La santificazione di Fiorello mi sta disturbando. Tutti pronti a salire sul carro del vincitore, tutti solerti nell’osannazione del protagonista, tutti (o quasi) poco attenti ad un’analisi più approfondita del successo de #ilpiùgrandespettacolodopoilweekend.
Eh già, perchè di successo si tratta e nessuno ha mai messo in discussione una ’superiorità’ insita nel nuovo programma di Rai 1, seppur con alcuni limiti che non potevamo non sottolineare. Un successo accostabile a quello di Vieni Via con Me, e facilmente rintracciabile in un desiderio, forte, del pubblico che, se con Fazio e Saviano aveva voglia di ascoltare qualche voce ‘fuori dal coro’, adesso è desideroso di guardare uno show con il quale, finalmente, si faccia del sano spettacolo e si mettano da parte tutti quegli abominevoli clichè che da tempo, troppo tempo, dominano la televisione nostrana.

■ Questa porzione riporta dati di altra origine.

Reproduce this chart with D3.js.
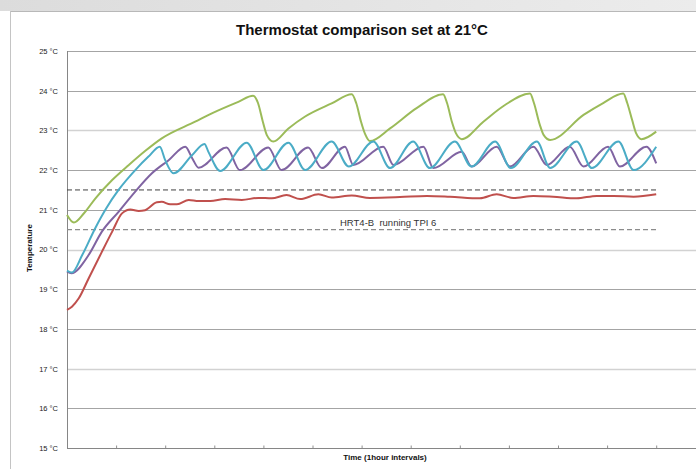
<!DOCTYPE html>
<html>
<head>
<meta charset="utf-8">
<script src="https://cdn.jsdelivr.net/npm/d3@7"></script>
<style>
  body { margin: 0; background: #fff; }
  svg { display: block; font-family: "Liberation Sans", Arial, sans-serif; }
</style>
</head>
<body>
<svg id="chart" width="696" height="469"></svg>
<script>
// readings: [hour, °C]
const redSeries = [
  [0, 18.48], [0.10, 18.56], [0.24, 18.77], [0.44, 19.27], [0.71, 19.94], [0.92, 20.45],
  [1.12, 20.91], [1.29, 21.01], [1.46, 20.97], [1.59, 20.99], [1.83, 21.19], [1.93, 21.20],
  [2.10, 21.14], [2.24, 21.14], [2.48, 21.25], [2.68, 21.22], [2.92, 21.22], [3.22, 21.27],
  [3.56, 21.25], [3.90, 21.30], [4.17, 21.29], [4.47, 21.37], [4.75, 21.27], [5.12, 21.39],
  [5.39, 21.31], [5.80, 21.36], [6.17, 21.30], [6.78, 21.32], [7.33, 21.35], [7.80, 21.33],
  [8.41, 21.29], [8.75, 21.39], [9.09, 21.30], [9.50, 21.35], [9.90, 21.33], [10.38, 21.29],
  [10.79, 21.35], [11.13, 21.35], [11.54, 21.33], [12, 21.39]
];
const greenSeries = [
  [0, 20.87], [0.14, 20.68], [0.35, 20.92], [0.58, 21.29], [0.92, 21.75], [1.26, 22.13],
  [1.59, 22.48], [1.93, 22.80], [2.61, 23.22], [2.95, 23.43], [3.49, 23.72], [3.79, 23.87],
  [3.89, 23.69], [3.99, 23.21], [4.07, 22.88], [4.20, 22.72], [4.51, 23.05], [4.85, 23.35],
  [5.39, 23.68], [5.80, 23.91], [5.89, 23.69], [5.99, 23.21], [6.07, 22.91], [6.17, 22.73],
  [6.58, 23.05], [7.12, 23.56], [7.66, 23.91], [7.74, 23.69], [7.84, 23.21], [7.92, 22.93],
  [8.04, 22.78], [8.48, 23.22], [8.92, 23.64], [9.43, 23.93], [9.51, 23.69], [9.63, 23.14],
  [9.71, 22.88], [9.84, 22.76], [10.52, 23.39], [10.92, 23.69], [11.33, 23.93], [11.41, 23.69],
  [11.51, 23.26], [11.59, 22.93], [11.70, 22.78], [12, 22.97]
];
const purpleSeries = [
  [0, 19.44], [0.09, 19.40], [0.44, 19.86], [0.71, 20.45], [1.05, 20.95], [1.39, 21.46],
  [1.73, 21.92], [2.07, 22.25], [2.41, 22.59], [2.55, 22.30], [2.68, 22.06], [3.25, 22.57],
  [3.52, 22.00], [4.10, 22.57], [4.37, 22.00], [4.91, 22.57], [5.19, 22.05], [5.66, 22.59],
  [5.83, 22.13], [6.44, 22.59], [6.65, 22.13], [7.26, 22.59], [7.46, 22.05], [8.04, 22.46],
  [8.24, 22.09], [8.75, 22.59], [9.02, 22.09], [9.50, 22.59], [9.77, 22.13], [10.24, 22.59],
  [10.52, 22.09], [11.02, 22.59], [11.26, 22.09], [11.80, 22.59], [12, 22.17]
];
const tealSeries = [
  [0, 19.47], [0.10, 19.42], [0.31, 19.86], [0.58, 20.55], [0.80, 21.04], [1.05, 21.50],
  [1.39, 22.00], [1.66, 22.34], [1.89, 22.59], [2.00, 22.25], [2.17, 21.92], [2.55, 22.38],
  [2.80, 22.66], [2.88, 22.46], [3.12, 21.98], [3.66, 22.69], [4.00, 22.00], [4.51, 22.69],
  [4.85, 22.00], [5.39, 22.72], [5.74, 22.09], [6.24, 22.72], [6.58, 22.05], [7.05, 22.72],
  [7.39, 22.05], [7.90, 22.72], [8.24, 22.09], [8.72, 22.72], [9.04, 22.05], [9.57, 22.72],
  [9.84, 22.05], [10.38, 22.72], [10.69, 22.05], [11.23, 22.72], [11.54, 22.00], [12, 22.59]
];
const upperBand = [[0, 21.5], [12, 21.5]];
const lowerBand = [[0, 20.5], [12, 20.5]];

const yTicks = [15, 16, 17, 18, 19, 20, 21, 22, 23, 24, 25];
const xTicks = [1, 2, 3, 4, 5, 6, 7, 8, 9, 10, 11, 12];
const chartTitle = 'Thermostat comparison set at 21°C';
const bandNote = 'HRT4-B  running TPI 6';

const svg = d3.select('#chart');

// window chrome around the chart
const grad = svg.append('defs').append('linearGradient').attr('id', 'topbar');
grad.append('stop').attr('offset', '0%').attr('stop-color', '#dcdcdc');
grad.append('stop').attr('offset', '100%').attr('stop-color', '#ececec');
svg.append('rect').attr('x', 0).attr('y', 0).attr('width', 696).attr('height', 11).attr('fill', 'url(#topbar)');
svg.append('line').attr('x1', 10).attr('x2', 696).attr('y1', 11.5).attr('y2', 11.5).attr('stroke', '#b8b8b8');
svg.append('line').attr('x1', 10.5).attr('x2', 10.5).attr('y1', 11).attr('y2', 469).attr('stroke', '#c4c4c4');

const x = d3.scaleLinear().domain([0, 12]).range([67, 656.2]);
const y = d3.scaleLinear().domain([15, 25]).range([448, 51]);

// gridlines (some come out lighter in the screenshot)
const lightGrid = [17, 20, 23];
svg.append('g').selectAll('line')
  .data(yTicks.filter((v) => v > 15))
  .enter().append('line')
  .attr('x1', 67).attr('x2', 696)
  .attr('y1', (d) => Math.round(y(d)) + 0.5).attr('y2', (d) => Math.round(y(d)) + 0.5)
  .attr('stroke', (d) => lightGrid.includes(d) ? '#d2d2d2' : '#a4a4a4')
  .attr('stroke-width', (d) => lightGrid.includes(d) ? 1.6 : 1);

// axes
const yAxis = svg.append('g').attr('transform', 'translate(67,0)')
  .call(d3.axisLeft(y).tickValues(yTicks).tickSize(0).tickPadding(9).tickFormat((d) => `${d} °C`));
yAxis.select('.domain').remove();
yAxis.selectAll('text').attr('font-size', 7.5).attr('fill', '#222');

const xAxis = svg.append('g').attr('transform', 'translate(0,448.5)')
  .call(d3.axisBottom(x).tickValues(xTicks).tickSize(-3).tickSizeOuter(0).tickFormat(''));
xAxis.select('.domain').remove();
xAxis.selectAll('.tick line').attr('stroke', '#909090');

svg.append('line').attr('x1', 67).attr('x2', 696).attr('y1', 448.5).attr('y2', 448.5).attr('stroke', '#868686');
svg.append('line').attr('x1', 67.5).attr('x2', 67.5).attr('y1', 51).attr('y2', 449).attr('stroke', '#868686');

// series
const line = d3.line().x((d) => x(d[0])).y((d) => y(d[1])).curve(d3.curveMonotoneX);
const plot = svg.append('g');

plot.append('path').datum(upperBand).attr('d', line).attr('fill', 'none')
  .attr('stroke', '#404040').attr('stroke-width', 1).attr('stroke-dasharray', '5,3');
plot.append('path').datum(lowerBand).attr('d', line).attr('fill', 'none')
  .attr('stroke', '#8c8c8c').attr('stroke-width', 1.2).attr('stroke-dasharray', '5,3');

const series = [
  { data: redSeries, color: '#c0504d' },
  { data: greenSeries, color: '#9bbb59' },
  { data: purpleSeries, color: '#8064a2' },
  { data: tealSeries, color: '#4bacc6' },
];
for (const s of series) {
  plot.append('path').datum(s.data).attr('d', line).attr('fill', 'none')
    .attr('stroke', s.color).attr('stroke-width', 2).attr('stroke-linejoin', 'round');
}

// texts
svg.append('text').attr('x', 362).attr('y', 35).attr('text-anchor', 'middle')
  .attr('font-size', 15).attr('font-weight', 'bold').attr('fill', '#111').text(chartTitle);
svg.append('text').attr('x', 340).attr('y', 225.5).style('white-space', 'pre')
  .attr('font-size', 9.5).attr('fill', '#333').text(bandNote);
svg.append('text').attr('transform', 'translate(32,248) rotate(-90)').attr('text-anchor', 'middle')
  .attr('font-size', 8).attr('font-weight', 'bold').attr('fill', '#111').text('Temperature');
svg.append('text').attr('x', 385).attr('y', 460).attr('text-anchor', 'middle')
  .attr('font-size', 8).attr('font-weight', 'bold').attr('fill', '#111').text('Time (1hour intervals)');
</script>
</body>
</html>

Ed il problema è tutto qui: la televisione di Fiorello non deve, anzi non dovrebbe, rappresentare una piacevole anomalia, ma piuttosto essere la norma. E se fosse la norma, non ci ritroveremmo a dover far i conti, ogni giorno, con pagine di televisione da prendere, stracciare e non ricordare mai più.
La colpa, in questo caso, non è certamente del pubblico ma di chi, nella sala dei bottoni, ‘predica’ austerity, pretende di realizzare programmi con budget quasi risibili e ritiene, poi, di non dover fare i conti con ascolti risibili quanto i budget. Che senso ha, dunque, ‘brindare’ al successo dello show di Fiorello se prima non si prende contezza del fatto che investendo su artisti con la A maiuscola e budget all’altezza degli obiettivi, i risultati, poi, non tardano ad arrivare?
Questa anomalia dovrebbe essere la normalità.